Linearisation of a Quasilinear Elliptic PDE

I have noticed that the word 'linearisation' can have different meanings in different places in the literature.

For example, if one has a second-order quasilinear elliptic PDE, what would be the linearisation of this PDE be and what would a solution be? I assume it's not just discarding non-linear terms.

The equation (for $f$) is this one, where $g$ is a $3$-metric, $k$ denotes the corresponding second fundamental form. $\phi$ is determined using another equation but for now, the form of $\phi$ could be assumed to obtain solutions.

$ \Bigg( g^{ij} - \frac{\phi^2 f^i f^j}{1 + \phi^2 |\nabla f|^2} \Bigg) \Bigg( \frac{\phi \nabla_{ij}f + \phi_i f_j + \phi_j f_i}{\sqrt{1 + \phi^2 |\nabla f|^2}} - k_{ij} \Bigg) =0, $

$\phi_j$ denotes $\partial \phi/ \partial x_j$. So essentially, what would one mean by a linearisation of this equation?

Solution 1:

A solution is a function which satisfies the PDE.

Given a solution $u_0$, the linearisation of aPDE about $u_0$ is obtained by substituting $u(x) = u_0(x)+\varepsilon v(x)$ then only keeping terms of order $\varepsilon$. This gives a linear PDE where the unknown function is now $v$. Note that "the linearisation of a PDE" doesn't make sense without specifying the solution about which you are linearising - this is analogous to a Taylor series expansion which is always taken about a given point. Often, however, $u_0$ is obvious from context (it is usually an equilibrium solution for example) in which case authors will frequently just refer to the "linearisation about $u_0$" as simply "the linearisation".

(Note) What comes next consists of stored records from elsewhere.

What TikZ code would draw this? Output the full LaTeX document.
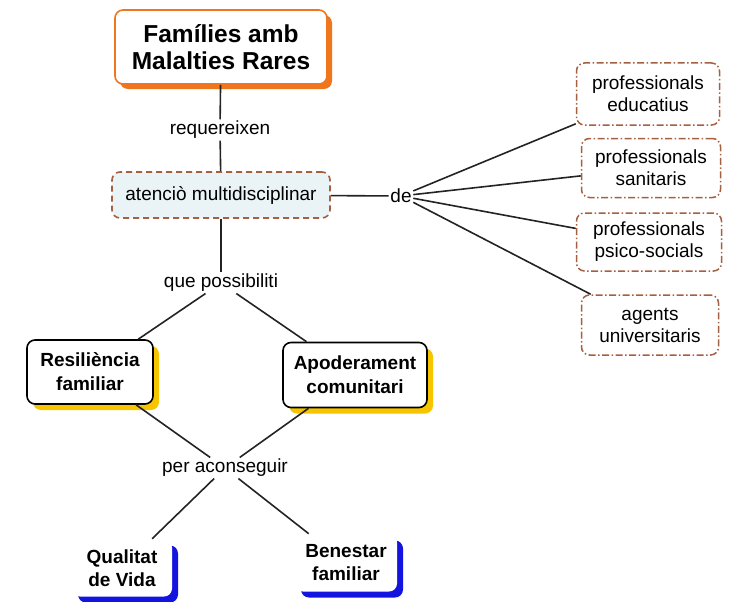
\documentclass[tikz,border=0pt]{standalone}
\usepackage{fontspec}
\setmainfont{Liberation Sans}
\usetikzlibrary{shadows}

\definecolor{famorange}{RGB}{240,118,30}
\definecolor{linkbrown}{RGB}{165,95,65}
\definecolor{hubblue}{RGB}{234,243,246}
\definecolor{resyellow}{RGB}{247,196,0}
\definecolor{goalblue}{RGB}{20,20,225}
\definecolor{lineg}{RGB}{35,35,35}

\tikzset{
  concept/.style={rounded corners=8pt, align=center, fill=white, inner sep=2pt, line width=1.6pt},
  mainbox/.style={concept, draw=famorange, line width=1.6pt,
    font=\fontsize{24.5}{27}\selectfont\bfseries,
    drop shadow={shadow xshift=5pt, shadow yshift=-5pt, fill=famorange, opacity=1}},
  hubbox/.style={concept, draw=linkbrown, fill=hubblue, line width=1.6pt,
    dash pattern=on 6pt off 4pt, font=\fontsize{19}{22}\selectfont},
  agentbox/.style={concept, draw=linkbrown, line width=1.5pt,
    dash pattern=on 7pt off 2.5pt on 1.5pt off 2.5pt, font=\fontsize{19}{22}\selectfont},
  resbox/.style={concept, draw=black, font=\fontsize{19}{24}\selectfont\bfseries,
    drop shadow={shadow xshift=6pt, shadow yshift=-6pt, fill=resyellow, opacity=1}},
  goalbox/.style={concept, draw=none, font=\fontsize{19}{23}\selectfont\bfseries,
    drop shadow={shadow xshift=6pt, shadow yshift=-6pt, fill=goalblue, opacity=1}},
  linklabel/.style={fill=white, inner sep=1.5pt, font=\fontsize{19}{22}\selectfont},
  connector/.style={draw=lineg, line width=1.6pt}
}

\begin{document}
\begin{tikzpicture}[x=1pt,y=-1pt]
\useasboundingbox (0,0) rectangle (731,602);
%title
\path (221,47) node[mainbox, minimum width=212pt, minimum height=74pt] (fam) {Famílies amb\\Malalties Rares};
\path (220,130) node[linklabel] (req) {requereixen};
%hub
\path (221,195) node[hubbox, minimum width=218pt, minimum height=46pt] (aten) {atenciò multidisciplinar};
\path (401,196) node[linklabel] (de) {de};
%agents
\path (648,94) node[agentbox, minimum width=143pt, minimum height=62pt] (educ) {professionals\\educatius};
\path (651,168) node[agentbox, minimum width=139pt, minimum height=59pt] (sanit) {professionals\\sanitaris};
\path (649,242) node[agentbox, minimum width=145pt, minimum height=58pt] (psico) {professionals\\psico-socials};
\path (650,325) node[agentbox, minimum width=137pt, minimum height=60pt] (univ) {agents\\universitaris};
%middle
\path (221,283) node[linklabel] (poss) {que possibiliti};
\path (90,372) node[resbox, minimum width=126pt, minimum height=64pt] (resil) {Resiliència\\familiar};
\path (355,375) node[resbox, minimum width=144pt, minimum height=65pt] (apod) {Apoderament\\comunitari};
%goals
\path (225,468) node[linklabel] (acons) {per aconseguir};
\path (122,568) node[goalbox, minimum width=100pt, minimum height=57pt] (qual) {Qualitat\\de Vida};
\path (346,563) node[goalbox, minimum width=102pt, minimum height=57pt] (benes) {Benestar\\familiar};
%links
\draw[connector] (fam) -- (req);
\draw[connector] (req) -- (aten);
\draw[connector] (aten) -- (de);
\foreach \target in {educ,sanit,psico,univ}
  \draw[connector] (de) -- (\target);
\draw[connector] (aten) -- (poss);
\draw[connector] (poss) -- (resil);
\draw[connector] (poss) -- (apod);
\draw[connector] (resil) -- (acons);
\draw[connector] (apod) -- (acons);
\draw[connector] (acons) -- (qual);
\draw[connector] (acons) -- (benes);
\end{tikzpicture}
\end{document}
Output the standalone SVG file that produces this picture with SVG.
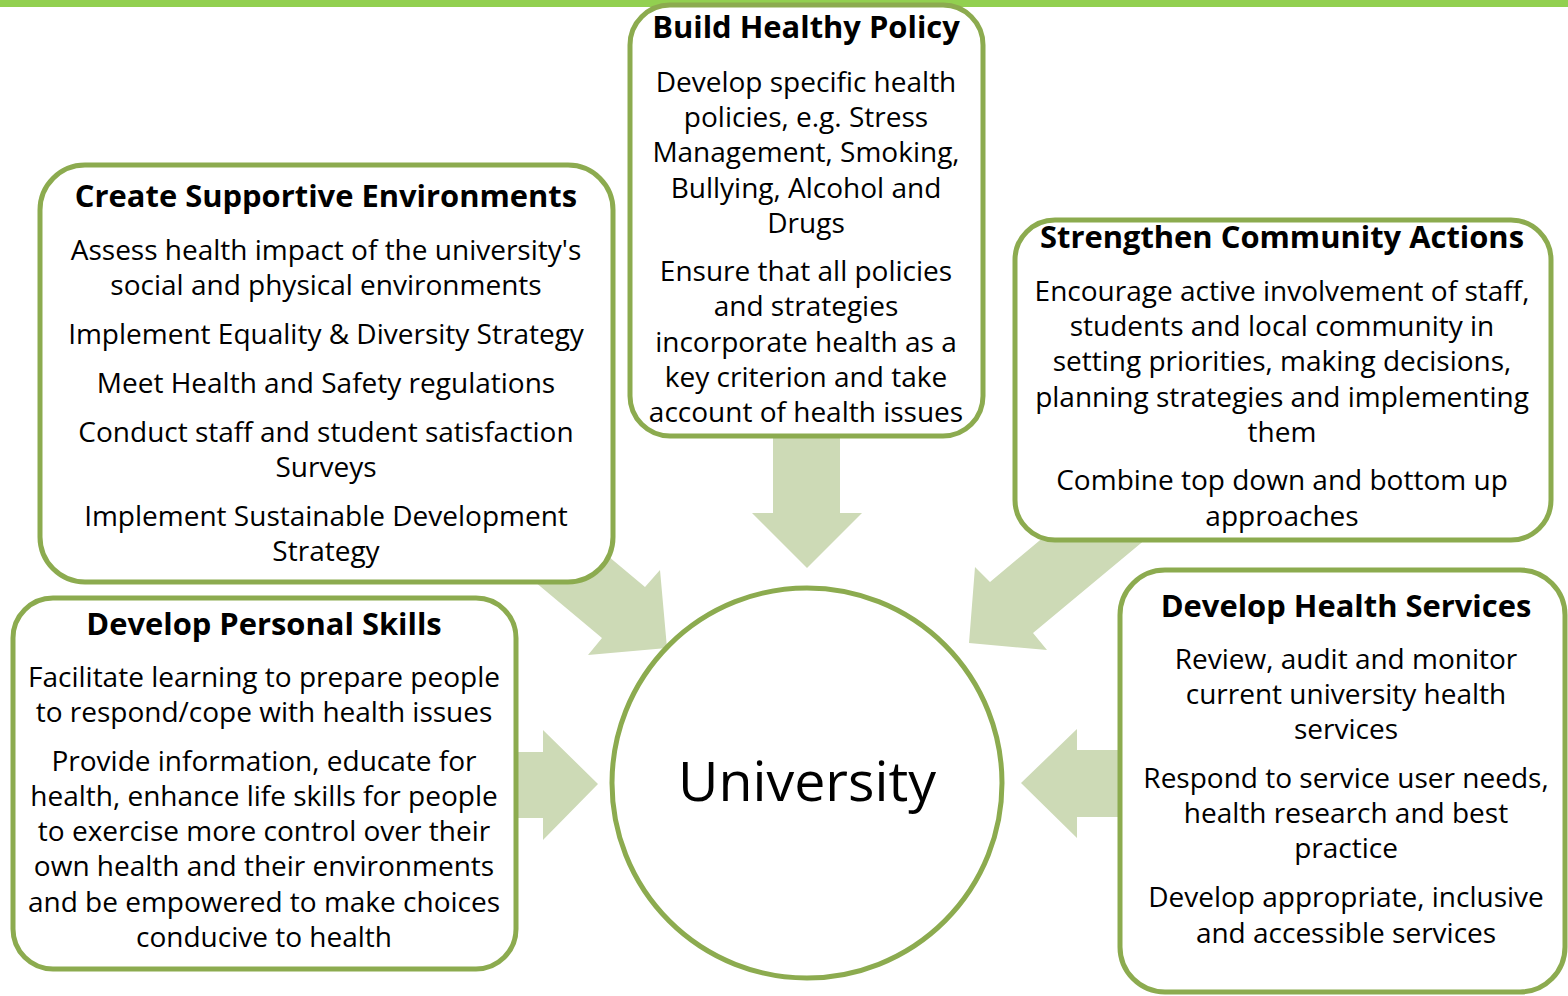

Here is an example. Consider the equation $$(1+ \vert \nabla u \vert^2)\Delta u - \sum_{i,j=1}^n \frac{\partial u}{\partial x_i} \frac{\partial u}{\partial x_j} \frac{\partial^2u}{\partial x_ix_j}=0\qquad \text{in } B_1 \tag{$\ast$} $$ with $u=0$ on $\partial B_1$. (If you're curious this is the equation for prescribed zero mean curvature. I chose this because, to me, your equation looks of mean curvature type). An obvious solution to $(\ast)$ is $u_0(x) =0$ for all $x\in B_1$.

Now let us substitute $u(x) = u_0(x) + \varepsilon v(x)=\varepsilon v(x)$ into $(\ast)$. This gives $$0= \varepsilon(1+ \varepsilon^2\vert \nabla v \vert^2)\Delta v - \varepsilon^3\sum_{i,j=1}^n \frac{\partial v}{\partial x_i} \frac{\partial v}{\partial x_j} \frac{\partial^2v}{\partial x_ix_j}= \varepsilon\Delta v+ \varepsilon^3 \bigg (\vert \nabla v \vert^2\Delta v - \sum_{i,j=1}^n \frac{\partial v}{\partial x_i} \frac{\partial v}{\partial x_j} \frac{\partial^2v}{\partial x_ix_j} \bigg ). $$ From inspection, the order $\varepsilon$ equation is $$\Delta v=0 \qquad \text{in } B_1$$ with $v=0$ on $\partial B_1$. This is the linearisation of $(\ast)$ about the solution $u_0=0$. Tip: If it is not clear from inspection what the order $\varepsilon$ terms are then an effective strategy is to calculate $\frac{d}{d\varepsilon}\big \vert_{\varepsilon=0}$ for both sides.